Désolé messieurs, la  » bagnole  » n’est plus chasse gardée ! Si la féminisation de l’univers automobile n’est pas neuve, la manoeuvre s’accélère. De quoi transformer nos véhicules en objets de mode ?

Si le macho fantasme toujours sur sa décapotable rouge surpuissante, il n’a plus l’apanage du désir automobile. Depuis que les femmes travaillent, conduisent et achètent, elles aussi sont nombreuses à imaginer la voiture de leurs rêves. Selon le cabinet de consultants Frost & Sullivan, elles influencent d’ailleurs 80 % des achats de véhicules neufs, soit en tant que clientes, soit en disposant d’un droit de veto sur les choix masculins. Toutes les marques s’accordent dès lors à dire que proposer un modèle qui leur  » parle  » s’avère indispensable aujourd’hui. Mais comment faire ? Faut-il simplement féminiser l’objet par l’intermédiaire de détails, d’équipements ou d’accessoires ?  » Ce n’est pas aussi simple, précise Stéphane Labous, CEO de Fiat Chrysler Automobiles Belgium. Il est un fait que les représentants des deux sexes ont des besoins de mobilité, qui sont relativement identiques. L’achat d’une voiture procède de critères à la fois émotionnels – tels que le design, la finition intérieure, les équipements – et rationnels, comme la consommation de carburant, le prix ou le volume du coffre.  »

ÉLÉGANTE, MAIS PAS QUE

Pour faire pencher la balance vers le côté passionnel, les constructeurs utilisent généralement des séries spéciales. Et pour séduire une clientèle féminine, ils se tournent de plus en plus vers l’univers de la mode. La démarche n’est pas neuve, comme l’illustrait parfaitement l’exposition L’Automobile et la Mode, en marge du dernier Mondial de l’Automobile parisien. Mais elle s’accélère ces dernières années. Ainsi, pour provoquer l’achat  » coup de coeur « , la Fiat 500 n’a pas son pareil. La championne pour faire chavirer le coeur des miss ?  » Si l’édition limitée La Petite Robe Noire de Guerlain a connu un franc succès chez les dames, nous constatons que la 500 by Gucci a rencontré un certain intérêt auprès des hommes également.  » Et inversement, proposer une série spéciale orientée clairement vers le sport automobile n’induit pas de se concentrer sur une seule cible.  » Pourquoi une femme devrait-elle être réduite à conduire un modèle à vocation utilitaire ou familiale, et un homme une voiture de sport ? s’interroge Stéphane Labous. Les versions sportives de la Fiat 500, comme la 695 Biposto, obtiennent l’adhésion des deux. Cela étant, nous remarquons que la clientèle féminine est soucieuse d’élégance. C’est pour cette raison que nous avons développé des Abarth raffinées, comme les versions Turismo. Conséquence : aujourd’hui, 25 % de leurs propriétaires sont des femmes…  »

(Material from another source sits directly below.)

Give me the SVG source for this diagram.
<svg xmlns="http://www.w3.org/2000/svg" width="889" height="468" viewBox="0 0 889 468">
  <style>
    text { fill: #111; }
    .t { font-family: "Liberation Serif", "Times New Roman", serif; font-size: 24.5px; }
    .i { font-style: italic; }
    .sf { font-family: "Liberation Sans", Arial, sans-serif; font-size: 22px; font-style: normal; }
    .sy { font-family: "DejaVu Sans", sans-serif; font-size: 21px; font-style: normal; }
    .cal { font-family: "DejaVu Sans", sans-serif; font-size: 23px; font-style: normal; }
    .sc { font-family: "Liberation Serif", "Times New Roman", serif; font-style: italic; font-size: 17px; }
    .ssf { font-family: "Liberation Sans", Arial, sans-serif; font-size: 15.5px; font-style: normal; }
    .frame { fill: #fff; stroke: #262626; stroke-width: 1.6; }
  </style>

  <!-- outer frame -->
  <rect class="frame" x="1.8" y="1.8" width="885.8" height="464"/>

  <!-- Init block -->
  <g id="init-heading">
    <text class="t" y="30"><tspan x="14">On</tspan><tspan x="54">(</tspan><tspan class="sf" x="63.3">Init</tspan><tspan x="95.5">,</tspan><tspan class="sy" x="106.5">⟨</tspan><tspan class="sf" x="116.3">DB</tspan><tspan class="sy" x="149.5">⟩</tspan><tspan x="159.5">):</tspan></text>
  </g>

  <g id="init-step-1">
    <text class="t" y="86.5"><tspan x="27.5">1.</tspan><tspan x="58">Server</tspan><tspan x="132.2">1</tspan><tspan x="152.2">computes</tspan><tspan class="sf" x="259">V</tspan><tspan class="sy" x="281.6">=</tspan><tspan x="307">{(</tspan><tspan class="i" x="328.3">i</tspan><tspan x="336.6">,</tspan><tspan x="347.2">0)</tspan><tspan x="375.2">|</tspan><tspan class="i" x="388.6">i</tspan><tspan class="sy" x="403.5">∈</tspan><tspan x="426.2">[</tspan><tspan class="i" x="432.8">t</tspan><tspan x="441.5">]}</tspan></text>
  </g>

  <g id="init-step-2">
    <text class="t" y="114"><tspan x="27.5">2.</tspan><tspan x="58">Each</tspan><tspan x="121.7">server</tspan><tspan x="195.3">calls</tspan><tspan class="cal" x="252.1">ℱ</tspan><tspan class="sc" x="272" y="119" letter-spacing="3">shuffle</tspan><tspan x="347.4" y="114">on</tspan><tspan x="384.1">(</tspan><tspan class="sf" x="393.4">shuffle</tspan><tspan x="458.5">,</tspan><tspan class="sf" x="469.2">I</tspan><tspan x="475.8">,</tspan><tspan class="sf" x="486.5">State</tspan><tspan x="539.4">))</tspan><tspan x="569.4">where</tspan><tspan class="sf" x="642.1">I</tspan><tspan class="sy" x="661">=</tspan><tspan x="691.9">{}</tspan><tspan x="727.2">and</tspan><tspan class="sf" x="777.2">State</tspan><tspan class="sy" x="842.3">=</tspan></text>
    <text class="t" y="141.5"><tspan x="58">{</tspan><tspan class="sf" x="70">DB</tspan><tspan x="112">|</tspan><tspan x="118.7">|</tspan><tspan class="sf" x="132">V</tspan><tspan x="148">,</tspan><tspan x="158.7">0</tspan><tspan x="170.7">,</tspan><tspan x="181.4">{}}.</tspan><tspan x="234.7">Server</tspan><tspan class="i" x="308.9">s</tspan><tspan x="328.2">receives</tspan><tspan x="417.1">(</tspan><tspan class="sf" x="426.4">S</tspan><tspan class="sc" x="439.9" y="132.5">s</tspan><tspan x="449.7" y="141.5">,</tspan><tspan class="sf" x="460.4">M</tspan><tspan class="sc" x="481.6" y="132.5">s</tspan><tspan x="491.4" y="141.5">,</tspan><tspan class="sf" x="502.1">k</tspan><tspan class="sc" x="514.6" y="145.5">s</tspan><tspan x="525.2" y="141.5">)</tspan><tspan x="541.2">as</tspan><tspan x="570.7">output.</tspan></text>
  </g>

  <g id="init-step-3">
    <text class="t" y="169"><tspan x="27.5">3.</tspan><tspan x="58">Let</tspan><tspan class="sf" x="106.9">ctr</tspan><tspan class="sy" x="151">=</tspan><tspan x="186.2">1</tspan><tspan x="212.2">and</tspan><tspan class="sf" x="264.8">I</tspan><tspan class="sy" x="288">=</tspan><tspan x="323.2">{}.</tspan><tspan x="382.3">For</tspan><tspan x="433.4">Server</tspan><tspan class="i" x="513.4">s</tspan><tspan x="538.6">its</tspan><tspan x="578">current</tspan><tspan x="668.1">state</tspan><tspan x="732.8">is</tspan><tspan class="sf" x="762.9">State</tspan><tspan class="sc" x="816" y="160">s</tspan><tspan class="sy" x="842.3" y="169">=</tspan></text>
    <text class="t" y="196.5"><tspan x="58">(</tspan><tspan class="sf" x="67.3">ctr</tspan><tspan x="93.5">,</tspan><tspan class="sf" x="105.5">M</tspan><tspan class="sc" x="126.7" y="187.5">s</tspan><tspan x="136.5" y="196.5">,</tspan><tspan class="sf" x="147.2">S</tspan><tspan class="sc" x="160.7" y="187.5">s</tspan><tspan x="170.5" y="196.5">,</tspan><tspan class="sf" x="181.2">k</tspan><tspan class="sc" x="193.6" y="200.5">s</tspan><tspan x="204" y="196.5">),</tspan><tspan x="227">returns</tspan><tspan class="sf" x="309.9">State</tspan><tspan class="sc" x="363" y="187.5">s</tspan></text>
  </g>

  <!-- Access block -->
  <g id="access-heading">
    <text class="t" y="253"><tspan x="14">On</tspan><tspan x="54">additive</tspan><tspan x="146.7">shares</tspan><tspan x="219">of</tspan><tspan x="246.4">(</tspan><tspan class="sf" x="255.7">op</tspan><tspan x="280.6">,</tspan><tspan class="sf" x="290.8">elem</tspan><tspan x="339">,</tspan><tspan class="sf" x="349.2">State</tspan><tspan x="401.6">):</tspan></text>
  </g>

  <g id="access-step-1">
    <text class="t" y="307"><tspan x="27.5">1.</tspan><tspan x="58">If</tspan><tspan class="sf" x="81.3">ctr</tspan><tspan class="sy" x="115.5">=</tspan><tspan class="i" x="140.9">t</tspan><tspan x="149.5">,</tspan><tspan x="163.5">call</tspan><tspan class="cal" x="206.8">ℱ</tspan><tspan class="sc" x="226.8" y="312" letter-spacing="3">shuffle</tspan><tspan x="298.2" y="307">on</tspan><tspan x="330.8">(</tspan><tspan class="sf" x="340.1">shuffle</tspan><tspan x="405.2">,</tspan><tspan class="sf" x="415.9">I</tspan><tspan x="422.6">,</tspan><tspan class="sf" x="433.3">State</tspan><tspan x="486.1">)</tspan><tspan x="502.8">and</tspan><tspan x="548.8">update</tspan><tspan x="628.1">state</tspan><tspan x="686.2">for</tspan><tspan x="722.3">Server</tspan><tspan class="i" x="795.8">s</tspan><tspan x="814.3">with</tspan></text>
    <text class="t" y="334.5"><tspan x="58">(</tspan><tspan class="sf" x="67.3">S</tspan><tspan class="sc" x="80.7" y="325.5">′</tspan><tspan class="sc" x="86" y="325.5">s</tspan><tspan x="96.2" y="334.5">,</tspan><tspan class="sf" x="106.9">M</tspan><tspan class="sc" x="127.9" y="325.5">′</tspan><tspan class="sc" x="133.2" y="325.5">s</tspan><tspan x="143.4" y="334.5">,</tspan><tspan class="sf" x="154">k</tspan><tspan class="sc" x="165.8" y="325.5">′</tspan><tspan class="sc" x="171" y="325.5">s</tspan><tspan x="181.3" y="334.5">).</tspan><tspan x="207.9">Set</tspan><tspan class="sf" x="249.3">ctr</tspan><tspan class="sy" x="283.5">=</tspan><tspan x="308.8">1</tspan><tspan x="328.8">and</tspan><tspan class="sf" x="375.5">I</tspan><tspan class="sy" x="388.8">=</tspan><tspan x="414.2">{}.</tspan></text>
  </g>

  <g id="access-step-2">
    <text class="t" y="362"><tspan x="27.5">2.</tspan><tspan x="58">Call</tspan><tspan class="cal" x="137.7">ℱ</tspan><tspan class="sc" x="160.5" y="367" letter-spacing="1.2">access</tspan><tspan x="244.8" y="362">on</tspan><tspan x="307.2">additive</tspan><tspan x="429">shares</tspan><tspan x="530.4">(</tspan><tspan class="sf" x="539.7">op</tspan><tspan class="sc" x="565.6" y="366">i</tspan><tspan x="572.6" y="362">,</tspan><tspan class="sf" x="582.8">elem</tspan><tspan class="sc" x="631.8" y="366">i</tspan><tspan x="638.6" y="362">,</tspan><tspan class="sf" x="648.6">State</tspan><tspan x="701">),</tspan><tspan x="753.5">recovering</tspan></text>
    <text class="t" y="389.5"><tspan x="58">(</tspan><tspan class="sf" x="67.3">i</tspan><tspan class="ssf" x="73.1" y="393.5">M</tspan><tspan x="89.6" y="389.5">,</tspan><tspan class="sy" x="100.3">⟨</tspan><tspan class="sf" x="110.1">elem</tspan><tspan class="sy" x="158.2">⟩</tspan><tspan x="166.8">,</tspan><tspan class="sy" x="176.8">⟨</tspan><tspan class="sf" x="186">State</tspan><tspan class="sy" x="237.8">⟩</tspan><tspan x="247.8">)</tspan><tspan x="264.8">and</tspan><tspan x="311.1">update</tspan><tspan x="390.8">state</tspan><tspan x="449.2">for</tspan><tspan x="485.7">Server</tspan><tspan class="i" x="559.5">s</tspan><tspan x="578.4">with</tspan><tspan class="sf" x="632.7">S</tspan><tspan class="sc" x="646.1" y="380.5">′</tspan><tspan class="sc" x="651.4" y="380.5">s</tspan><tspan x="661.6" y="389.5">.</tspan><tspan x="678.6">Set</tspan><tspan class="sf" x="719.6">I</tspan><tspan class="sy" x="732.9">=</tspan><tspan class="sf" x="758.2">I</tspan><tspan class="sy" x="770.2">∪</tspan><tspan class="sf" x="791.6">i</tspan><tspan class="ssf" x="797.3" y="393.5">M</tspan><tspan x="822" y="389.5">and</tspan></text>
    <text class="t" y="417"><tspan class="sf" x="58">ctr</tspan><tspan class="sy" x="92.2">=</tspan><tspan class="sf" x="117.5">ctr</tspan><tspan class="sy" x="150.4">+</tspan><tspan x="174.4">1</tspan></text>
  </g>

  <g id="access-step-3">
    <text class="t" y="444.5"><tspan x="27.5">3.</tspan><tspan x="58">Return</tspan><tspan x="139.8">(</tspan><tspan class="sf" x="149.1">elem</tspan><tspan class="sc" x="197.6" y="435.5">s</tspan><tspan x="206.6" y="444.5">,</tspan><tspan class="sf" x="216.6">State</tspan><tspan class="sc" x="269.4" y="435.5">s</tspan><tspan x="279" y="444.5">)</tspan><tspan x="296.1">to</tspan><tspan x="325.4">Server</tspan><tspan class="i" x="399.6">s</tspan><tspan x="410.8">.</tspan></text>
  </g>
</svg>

Spécialiste des séries spéciales, Fiat pousse le mélange des genres encore un peu plus loin avec le récent partenariat signé avec Guerlain. La 500 La Petite Robe Noire ne se pare pas uniquement de stickers rappelant la célèbre silhouette dessinée par Olivier Kuntzel et Florence Deygas, les deux artistes qui ont signé la campagne et le flacon de la griffe. Elle sert d’écrin de luxe pour un coffret complet : eau de toilette, eau de parfum, eau de parfum couture, mais aussi trousse de maquillage, étui à cartes, porte-clés et autres objets dérivés, pour une valeur totale de 750 euros. Le géant italien pousse même l’exercice jusqu’à ouvrir ses concessions aux produits de la marque de beauté durant plusieurs week-ends portes ouvertes.  » C’est une nouveauté dans le monde automobile, explique le responsable. Les événements VIP que nous avons organisés chez certains de nos distributeurs, dans cinq villes en Belgique et au Luxembourg, ont rencontré de francs succès.  »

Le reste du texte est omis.